(Aim) Find the lines holding the string "with" in the data, then copy all of them.

++++++++

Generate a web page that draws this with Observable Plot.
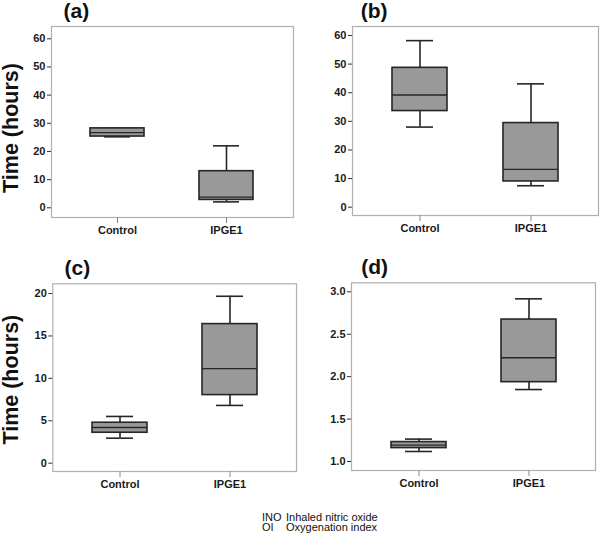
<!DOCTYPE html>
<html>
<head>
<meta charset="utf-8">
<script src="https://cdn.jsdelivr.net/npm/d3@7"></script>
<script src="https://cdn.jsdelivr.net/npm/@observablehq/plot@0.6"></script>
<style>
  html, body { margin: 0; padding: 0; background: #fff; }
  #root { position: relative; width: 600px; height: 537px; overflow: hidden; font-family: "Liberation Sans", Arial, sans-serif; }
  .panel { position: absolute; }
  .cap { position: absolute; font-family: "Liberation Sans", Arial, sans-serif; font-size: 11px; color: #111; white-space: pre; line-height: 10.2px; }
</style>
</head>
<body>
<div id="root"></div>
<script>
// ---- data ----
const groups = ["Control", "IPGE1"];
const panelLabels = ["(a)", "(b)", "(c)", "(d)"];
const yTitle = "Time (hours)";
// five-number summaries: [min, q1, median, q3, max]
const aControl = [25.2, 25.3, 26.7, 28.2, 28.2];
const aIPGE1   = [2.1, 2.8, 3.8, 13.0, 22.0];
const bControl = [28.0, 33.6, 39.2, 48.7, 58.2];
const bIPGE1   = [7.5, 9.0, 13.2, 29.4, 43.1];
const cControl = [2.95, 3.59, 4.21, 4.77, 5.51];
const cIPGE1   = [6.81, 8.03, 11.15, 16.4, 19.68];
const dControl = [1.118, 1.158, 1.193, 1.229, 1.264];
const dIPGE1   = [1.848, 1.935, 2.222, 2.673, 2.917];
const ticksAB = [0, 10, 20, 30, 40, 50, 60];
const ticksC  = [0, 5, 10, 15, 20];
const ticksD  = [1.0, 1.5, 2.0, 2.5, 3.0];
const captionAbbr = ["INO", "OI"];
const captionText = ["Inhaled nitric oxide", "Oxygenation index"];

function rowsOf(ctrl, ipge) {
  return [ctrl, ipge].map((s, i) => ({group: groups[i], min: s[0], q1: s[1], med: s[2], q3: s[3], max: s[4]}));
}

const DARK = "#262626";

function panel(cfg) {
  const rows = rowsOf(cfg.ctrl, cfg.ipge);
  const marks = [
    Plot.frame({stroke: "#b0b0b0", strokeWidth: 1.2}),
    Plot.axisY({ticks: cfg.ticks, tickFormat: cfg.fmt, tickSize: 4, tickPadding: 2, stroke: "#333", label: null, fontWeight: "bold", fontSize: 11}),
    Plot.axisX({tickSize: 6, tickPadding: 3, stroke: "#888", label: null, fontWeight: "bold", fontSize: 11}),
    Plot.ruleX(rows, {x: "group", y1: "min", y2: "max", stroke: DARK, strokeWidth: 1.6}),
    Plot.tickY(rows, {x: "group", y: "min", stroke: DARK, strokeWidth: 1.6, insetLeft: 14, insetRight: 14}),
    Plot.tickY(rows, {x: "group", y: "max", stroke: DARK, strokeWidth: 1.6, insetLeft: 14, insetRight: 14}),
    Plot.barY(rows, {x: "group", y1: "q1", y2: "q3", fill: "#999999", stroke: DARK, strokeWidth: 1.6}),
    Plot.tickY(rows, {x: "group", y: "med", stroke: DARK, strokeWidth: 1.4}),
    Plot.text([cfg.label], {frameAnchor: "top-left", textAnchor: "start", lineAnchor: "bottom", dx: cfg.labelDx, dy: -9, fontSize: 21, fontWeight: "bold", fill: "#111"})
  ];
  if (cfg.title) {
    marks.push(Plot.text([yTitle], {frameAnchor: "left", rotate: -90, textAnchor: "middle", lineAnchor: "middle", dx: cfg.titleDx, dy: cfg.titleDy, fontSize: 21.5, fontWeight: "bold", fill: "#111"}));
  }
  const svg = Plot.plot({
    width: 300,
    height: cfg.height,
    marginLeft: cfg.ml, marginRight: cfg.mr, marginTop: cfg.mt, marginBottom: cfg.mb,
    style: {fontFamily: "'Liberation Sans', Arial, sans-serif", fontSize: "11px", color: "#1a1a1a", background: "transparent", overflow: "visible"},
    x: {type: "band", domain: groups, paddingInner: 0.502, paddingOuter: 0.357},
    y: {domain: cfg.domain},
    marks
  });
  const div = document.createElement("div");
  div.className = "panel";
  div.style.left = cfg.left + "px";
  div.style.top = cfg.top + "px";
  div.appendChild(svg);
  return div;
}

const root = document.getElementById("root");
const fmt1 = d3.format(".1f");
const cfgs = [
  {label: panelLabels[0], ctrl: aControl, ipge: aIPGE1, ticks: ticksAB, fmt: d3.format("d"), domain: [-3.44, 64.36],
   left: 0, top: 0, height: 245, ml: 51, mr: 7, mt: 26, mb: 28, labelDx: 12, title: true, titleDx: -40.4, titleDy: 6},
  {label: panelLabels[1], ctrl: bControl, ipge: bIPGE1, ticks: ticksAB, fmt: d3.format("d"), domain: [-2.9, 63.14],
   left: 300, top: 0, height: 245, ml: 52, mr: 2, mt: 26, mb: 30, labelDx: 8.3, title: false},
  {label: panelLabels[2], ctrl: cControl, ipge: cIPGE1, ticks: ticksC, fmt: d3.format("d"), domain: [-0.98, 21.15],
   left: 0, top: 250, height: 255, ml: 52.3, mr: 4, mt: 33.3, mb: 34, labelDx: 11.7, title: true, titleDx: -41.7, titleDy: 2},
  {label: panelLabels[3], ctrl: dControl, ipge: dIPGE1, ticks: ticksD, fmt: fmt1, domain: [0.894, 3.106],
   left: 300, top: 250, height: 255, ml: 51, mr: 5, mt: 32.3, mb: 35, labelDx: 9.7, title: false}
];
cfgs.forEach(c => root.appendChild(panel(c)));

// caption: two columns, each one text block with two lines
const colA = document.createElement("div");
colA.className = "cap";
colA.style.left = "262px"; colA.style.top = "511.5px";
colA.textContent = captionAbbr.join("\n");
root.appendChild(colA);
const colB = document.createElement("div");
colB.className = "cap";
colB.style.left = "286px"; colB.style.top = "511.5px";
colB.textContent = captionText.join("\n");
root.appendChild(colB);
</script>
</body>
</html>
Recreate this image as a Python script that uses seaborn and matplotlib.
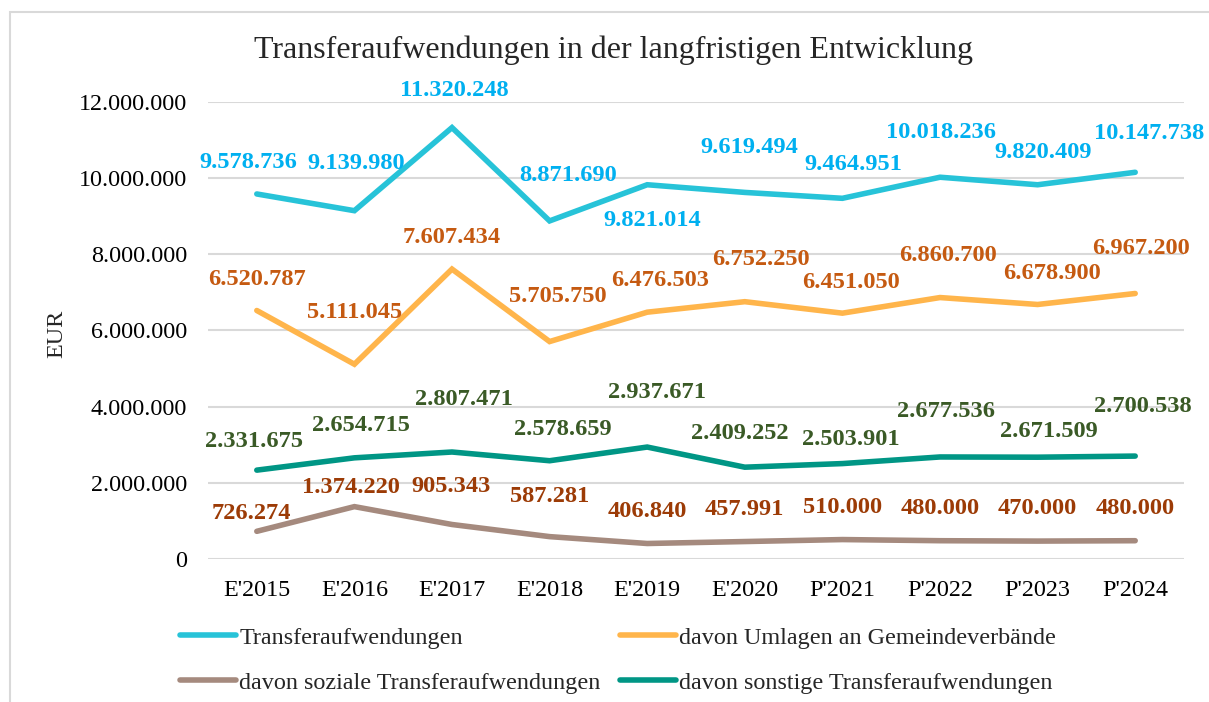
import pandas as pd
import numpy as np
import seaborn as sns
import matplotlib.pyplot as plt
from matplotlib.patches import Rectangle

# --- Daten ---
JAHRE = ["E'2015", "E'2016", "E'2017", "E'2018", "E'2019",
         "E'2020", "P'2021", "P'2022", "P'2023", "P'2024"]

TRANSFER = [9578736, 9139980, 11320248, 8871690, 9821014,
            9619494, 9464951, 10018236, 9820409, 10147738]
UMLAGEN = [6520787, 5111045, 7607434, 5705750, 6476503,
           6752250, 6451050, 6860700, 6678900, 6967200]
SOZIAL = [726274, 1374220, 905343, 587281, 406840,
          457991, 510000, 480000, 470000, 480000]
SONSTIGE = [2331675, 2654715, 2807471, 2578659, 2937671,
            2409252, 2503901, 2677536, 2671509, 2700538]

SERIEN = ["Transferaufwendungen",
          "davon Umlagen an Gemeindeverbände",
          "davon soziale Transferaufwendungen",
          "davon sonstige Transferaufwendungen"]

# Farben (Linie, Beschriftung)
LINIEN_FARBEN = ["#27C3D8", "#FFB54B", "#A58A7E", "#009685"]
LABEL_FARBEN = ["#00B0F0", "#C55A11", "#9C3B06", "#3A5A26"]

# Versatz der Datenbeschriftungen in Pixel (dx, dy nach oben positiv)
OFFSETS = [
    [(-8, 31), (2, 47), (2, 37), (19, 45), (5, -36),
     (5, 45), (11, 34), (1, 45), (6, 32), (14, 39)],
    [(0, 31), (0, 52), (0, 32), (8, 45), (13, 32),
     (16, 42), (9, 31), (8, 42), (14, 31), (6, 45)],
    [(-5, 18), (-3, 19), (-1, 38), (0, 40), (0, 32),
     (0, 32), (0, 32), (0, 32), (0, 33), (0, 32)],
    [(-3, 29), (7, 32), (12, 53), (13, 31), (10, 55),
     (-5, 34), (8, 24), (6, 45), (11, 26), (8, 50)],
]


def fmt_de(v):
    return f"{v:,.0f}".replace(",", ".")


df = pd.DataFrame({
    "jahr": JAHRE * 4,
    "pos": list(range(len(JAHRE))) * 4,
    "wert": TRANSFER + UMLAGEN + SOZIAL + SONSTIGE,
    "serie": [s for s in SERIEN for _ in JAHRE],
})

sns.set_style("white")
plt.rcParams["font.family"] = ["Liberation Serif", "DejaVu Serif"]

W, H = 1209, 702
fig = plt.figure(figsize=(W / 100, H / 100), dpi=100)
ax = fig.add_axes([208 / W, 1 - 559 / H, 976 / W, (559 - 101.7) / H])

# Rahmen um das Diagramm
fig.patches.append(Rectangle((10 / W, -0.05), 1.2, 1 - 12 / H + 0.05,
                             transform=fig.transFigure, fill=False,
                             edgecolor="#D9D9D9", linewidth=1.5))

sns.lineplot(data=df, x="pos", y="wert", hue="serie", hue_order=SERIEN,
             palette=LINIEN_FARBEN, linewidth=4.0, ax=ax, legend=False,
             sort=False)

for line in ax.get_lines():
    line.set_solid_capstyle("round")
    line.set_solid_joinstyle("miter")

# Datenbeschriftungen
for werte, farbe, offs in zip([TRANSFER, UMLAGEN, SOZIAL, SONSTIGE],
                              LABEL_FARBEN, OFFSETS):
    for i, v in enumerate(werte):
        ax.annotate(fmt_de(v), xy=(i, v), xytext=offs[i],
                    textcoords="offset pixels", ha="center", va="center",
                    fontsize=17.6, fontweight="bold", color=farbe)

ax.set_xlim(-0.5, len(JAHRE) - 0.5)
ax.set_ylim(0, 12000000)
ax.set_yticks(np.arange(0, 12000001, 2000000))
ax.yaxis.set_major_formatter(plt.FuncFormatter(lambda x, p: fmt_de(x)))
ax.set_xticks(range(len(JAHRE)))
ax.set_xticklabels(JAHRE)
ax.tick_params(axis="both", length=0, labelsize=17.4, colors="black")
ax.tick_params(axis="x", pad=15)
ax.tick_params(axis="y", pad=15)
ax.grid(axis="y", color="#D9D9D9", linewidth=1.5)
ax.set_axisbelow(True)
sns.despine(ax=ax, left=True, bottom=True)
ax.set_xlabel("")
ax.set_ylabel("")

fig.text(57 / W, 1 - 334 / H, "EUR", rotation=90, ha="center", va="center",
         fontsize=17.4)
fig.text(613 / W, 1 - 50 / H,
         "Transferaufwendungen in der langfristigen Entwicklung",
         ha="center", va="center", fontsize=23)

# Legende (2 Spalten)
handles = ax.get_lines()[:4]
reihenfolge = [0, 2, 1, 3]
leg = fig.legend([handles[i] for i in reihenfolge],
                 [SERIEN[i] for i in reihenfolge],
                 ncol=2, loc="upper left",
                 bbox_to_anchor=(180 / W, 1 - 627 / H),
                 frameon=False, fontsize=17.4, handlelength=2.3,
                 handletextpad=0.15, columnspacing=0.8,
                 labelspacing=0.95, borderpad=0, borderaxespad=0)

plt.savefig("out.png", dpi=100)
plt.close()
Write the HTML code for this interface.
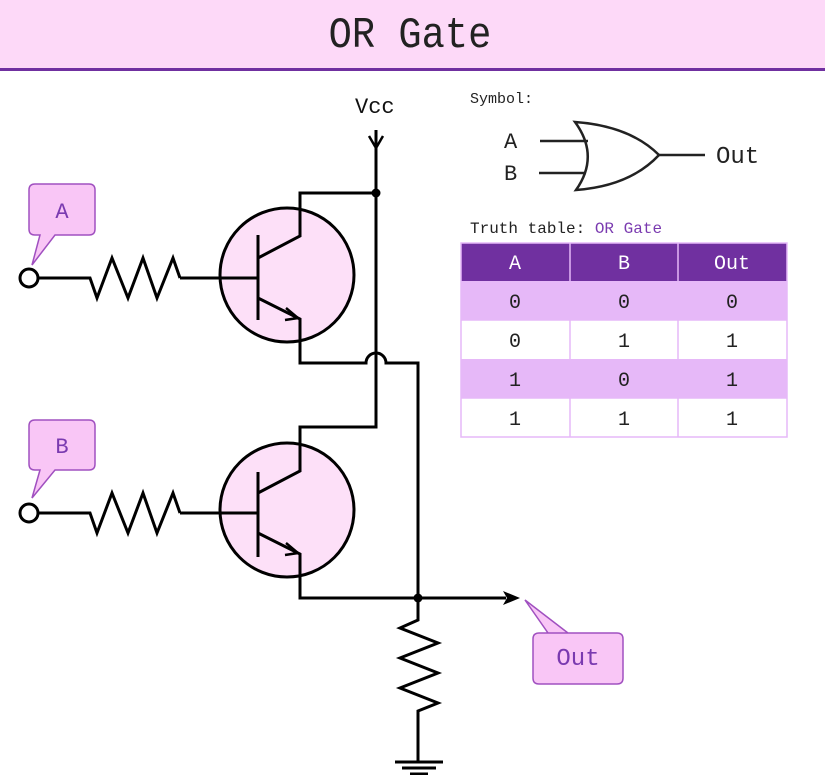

++++++++

(Full response)
Generate a web page that draws this with Observable Plot.
// caption: two columns, each one text block with two lines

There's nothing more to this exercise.